> _DIRECTIONS FOR THIS TASK_: Reproduce the lines of the material exactly, excluding every image.

> _INFORMATION PROVIDED_:

· · ·

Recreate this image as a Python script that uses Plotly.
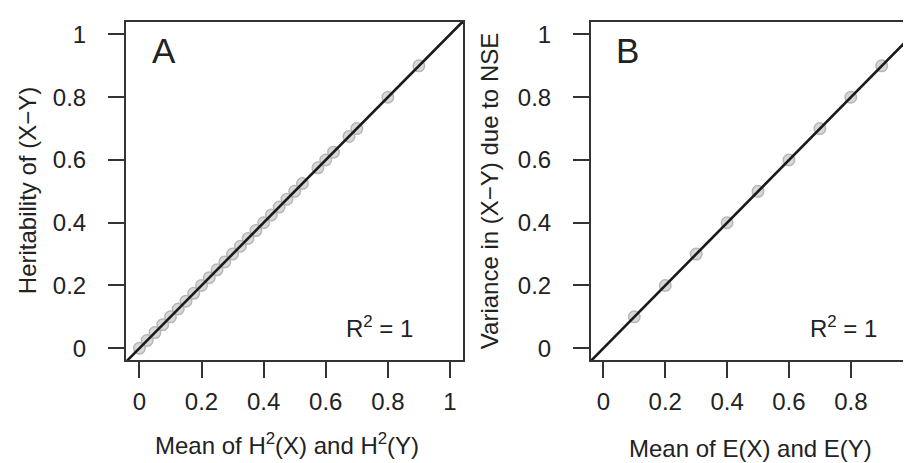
import plotly.graph_objects as go

# ---- data ----
a_x = [0, 0.025, 0.05, 0.075, 0.1, 0.125, 0.15, 0.175, 0.2, 0.225, 0.25, 0.275,
       0.3, 0.325, 0.35, 0.375, 0.4, 0.425, 0.45, 0.475, 0.5, 0.525,
       0.575, 0.6, 0.625, 0.675, 0.7, 0.8, 0.9]
a_y = [0, 0.025, 0.05, 0.075, 0.1, 0.125, 0.15, 0.175, 0.2, 0.225, 0.25, 0.275,
       0.3, 0.325, 0.35, 0.375, 0.4, 0.425, 0.45, 0.475, 0.5, 0.525,
       0.575, 0.6, 0.625, 0.675, 0.7, 0.8, 0.9]
b_x = [0.1, 0.2, 0.3, 0.4, 0.5, 0.6, 0.7, 0.8, 0.9]
b_y = [0.1, 0.2, 0.3, 0.4, 0.5, 0.6, 0.7, 0.8, 0.9]
fit_intercept = 0.0
fit_slope = 1.0
tick_vals = [0, 0.2, 0.4, 0.6, 0.8, 1]
tick_text = ["0", "0.2", "0.4", "0.6", "0.8", "1"]

FONT = "Liberation Sans, Arial, sans-serif"
TXT = "#222222"
FS = 24

fig = go.Figure()

line_x = [-0.1, 1.1]
line_y = [fit_intercept + fit_slope * v for v in line_x]

marker = dict(size=11.5, color="#d8d8d8", line=dict(color="#b6b6b6", width=1.5))

fig.add_trace(go.Scatter(x=a_x, y=a_y, mode="markers", marker=marker,
                         xaxis="x", yaxis="y", showlegend=False))
fig.add_trace(go.Scatter(x=line_x, y=line_y, mode="lines",
                         line=dict(color="#1a1a1a", width=2.6),
                         xaxis="x", yaxis="y", showlegend=False))
fig.add_trace(go.Scatter(x=b_x, y=b_y, mode="markers", marker=marker,
                         xaxis="x2", yaxis="y2", showlegend=False))
fig.add_trace(go.Scatter(x=line_x, y=line_y, mode="lines",
                         line=dict(color="#1a1a1a", width=2.6),
                         xaxis="x2", yaxis="y2", showlegend=False))

axis_common = dict(
    showgrid=False, zeroline=False, showline=True, linecolor="#333333", linewidth=1.5,
    ticks="outside", ticklen=16, tickwidth=1.5, tickcolor="#333333",
    tickvals=tick_vals, ticktext=tick_text,
    tickfont=dict(family=FONT, size=FS, color=TXT),
    ticklabeloverflow="allow",
)

y_dom = [1 - 353 / 463, 1 - 13 / 463]

fig.update_layout(
    width=911, height=463,
    margin=dict(l=0, r=0, t=0, b=0),
    paper_bgcolor="white", plot_bgcolor="white",
    xaxis=dict(axis_common, domain=[118 / 911, 456 / 911], range=[-0.044, 1.042],
               mirror=True, anchor="y", ticklabelstandoff=3),
    yaxis=dict(axis_common, domain=y_dom, range=[-0.039, 1.04],
               mirror=True, anchor="x", ticklabelstandoff=17),
    xaxis2=dict(axis_common, domain=[584 / 911, 1.0], range=[-0.041, 1.014],
                mirror=True, anchor="y2", ticklabelstandoff=3),
    yaxis2=dict(axis_common, domain=y_dom, range=[-0.039, 1.04],
                mirror=False, anchor="x2", ticklabelstandoff=17),
)

def ann(text, x, y, size=FS, angle=0, xanchor="center", yanchor="middle"):
    fig.add_annotation(text=text, x=x, y=y, xref="paper", yref="paper",
                       showarrow=False, textangle=angle,
                       xanchor=xanchor, yanchor=yanchor,
                       font=dict(family=FONT, size=size, color=TXT))

# axis titles
ann("Mean of H<sup>2</sup>(X) and H<sup>2</sup>(Y)", 280 / 911, 1 - 437 / 463)
ann("Mean of E(X) and E(Y)", 744 / 911, 1 - 441 / 463)
ann("Heritability of (X\u2212Y)", 19 / 911, 1 - 182 / 463, angle=-90)
ann("Variance in (X\u2212Y) due to NSE", 482 / 911, 1 - 183 / 463, angle=-90)

# panel letters
ann("A", 156 / 911, 1 - 42 / 463, size=35)
ann("B", 621 / 911, 1 - 42 / 463, size=35)

# R^2 labels
ann("R<sup>2</sup> = 1", 372 / 911, 1 - 319 / 463)
ann("R<sup>2</sup> = 1", 837 / 911, 1 - 319 / 463)

fig.write_html("out.html")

· · ·

> _EXPECTED ANSWER_:
Recreate this image as a Python script that uses Plotly.
import plotly.graph_objects as go

# ---- data ----
a_x = [0, 0.025, 0.05, 0.075, 0.1, 0.125, 0.15, 0.175, 0.2, 0.225, 0.25, 0.275,
       0.3, 0.325, 0.35, 0.375, 0.4, 0.425, 0.45, 0.475, 0.5, 0.525,
       0.575, 0.6, 0.625, 0.675, 0.7, 0.8, 0.9]
a_y = [0, 0.025, 0.05, 0.075, 0.1, 0.125, 0.15, 0.175, 0.2, 0.225, 0.25, 0.275,
       0.3, 0.325, 0.35, 0.375, 0.4, 0.425, 0.45, 0.475, 0.5, 0.525,
       0.575, 0.6, 0.625, 0.675, 0.7, 0.8, 0.9]
b_x = [0.1, 0.2, 0.3, 0.4, 0.5, 0.6, 0.7, 0.8, 0.9]
b_y = [0.1, 0.2, 0.3, 0.4, 0.5, 0.6, 0.7, 0.8, 0.9]
fit_intercept = 0.0
fit_slope = 1.0
tick_vals = [0, 0.2, 0.4, 0.6, 0.8, 1]
tick_text = ["0", "0.2", "0.4", "0.6", "0.8", "1"]

FONT = "Liberation Sans, Arial, sans-serif"
TXT = "#222222"
FS = 24

fig = go.Figure()

line_x = [-0.1, 1.1]
line_y = [fit_intercept + fit_slope * v for v in line_x]

marker = dict(size=11.5, color="#d8d8d8", line=dict(color="#b6b6b6", width=1.5))

fig.add_trace(go.Scatter(x=a_x, y=a_y, mode="markers", marker=marker,
                         xaxis="x", yaxis="y", showlegend=False))
fig.add_trace(go.Scatter(x=line_x, y=line_y, mode="lines",
                         line=dict(color="#1a1a1a", width=2.6),
                         xaxis="x", yaxis="y", showlegend=False))
fig.add_trace(go.Scatter(x=b_x, y=b_y, mode="markers", marker=marker,
                         xaxis="x2", yaxis="y2", showlegend=False))
fig.add_trace(go.Scatter(x=line_x, y=line_y, mode="lines",
                         line=dict(color="#1a1a1a", width=2.6),
                         xaxis="x2", yaxis="y2", showlegend=False))

axis_common = dict(
    showgrid=False, zeroline=False, showline=True, linecolor="#333333", linewidth=1.5,
    ticks="outside", ticklen=16, tickwidth=1.5, tickcolor="#333333",
    tickvals=tick_vals, ticktext=tick_text,
    tickfont=dict(family=FONT, size=FS, color=TXT),
    ticklabeloverflow="allow",
)

y_dom = [1 - 353 / 463, 1 - 13 / 463]

fig.update_layout(
    width=911, height=463,
    margin=dict(l=0, r=0, t=0, b=0),
    paper_bgcolor="white", plot_bgcolor="white",
    xaxis=dict(axis_common, domain=[118 / 911, 456 / 911], range=[-0.044, 1.042],
               mirror=True, anchor="y", ticklabelstandoff=3),
    yaxis=dict(axis_common, domain=y_dom, range=[-0.039, 1.04],
               mirror=True, anchor="x", ticklabelstandoff=17),
    xaxis2=dict(axis_common, domain=[584 / 911, 1.0], range=[-0.041, 1.014],
                mirror=True, anchor="y2", ticklabelstandoff=3),
    yaxis2=dict(axis_common, domain=y_dom, range=[-0.039, 1.04],
                mirror=False, anchor="x2", ticklabelstandoff=17),
)

def ann(text, x, y, size=FS, angle=0, xanchor="center", yanchor="middle"):
    fig.add_annotation(text=text, x=x, y=y, xref="paper", yref="paper",
                       showarrow=False, textangle=angle,
                       xanchor=xanchor, yanchor=yanchor,
                       font=dict(family=FONT, size=size, color=TXT))

# axis titles
ann("Mean of H<sup>2</sup>(X) and H<sup>2</sup>(Y)", 280 / 911, 1 - 437 / 463)
ann("Mean of E(X) and E(Y)", 744 / 911, 1 - 441 / 463)
ann("Heritability of (X\u2212Y)", 19 / 911, 1 - 182 / 463, angle=-90)
ann("Variance in (X\u2212Y) due to NSE", 482 / 911, 1 - 183 / 463, angle=-90)

# panel letters
ann("A", 156 / 911, 1 - 42 / 463, size=35)
ann("B", 621 / 911, 1 - 42 / 463, size=35)

# R^2 labels
ann("R<sup>2</sup> = 1", 372 / 911, 1 - 319 / 463)
ann("R<sup>2</sup> = 1", 837 / 911, 1 - 319 / 463)

fig.write_html("out.html")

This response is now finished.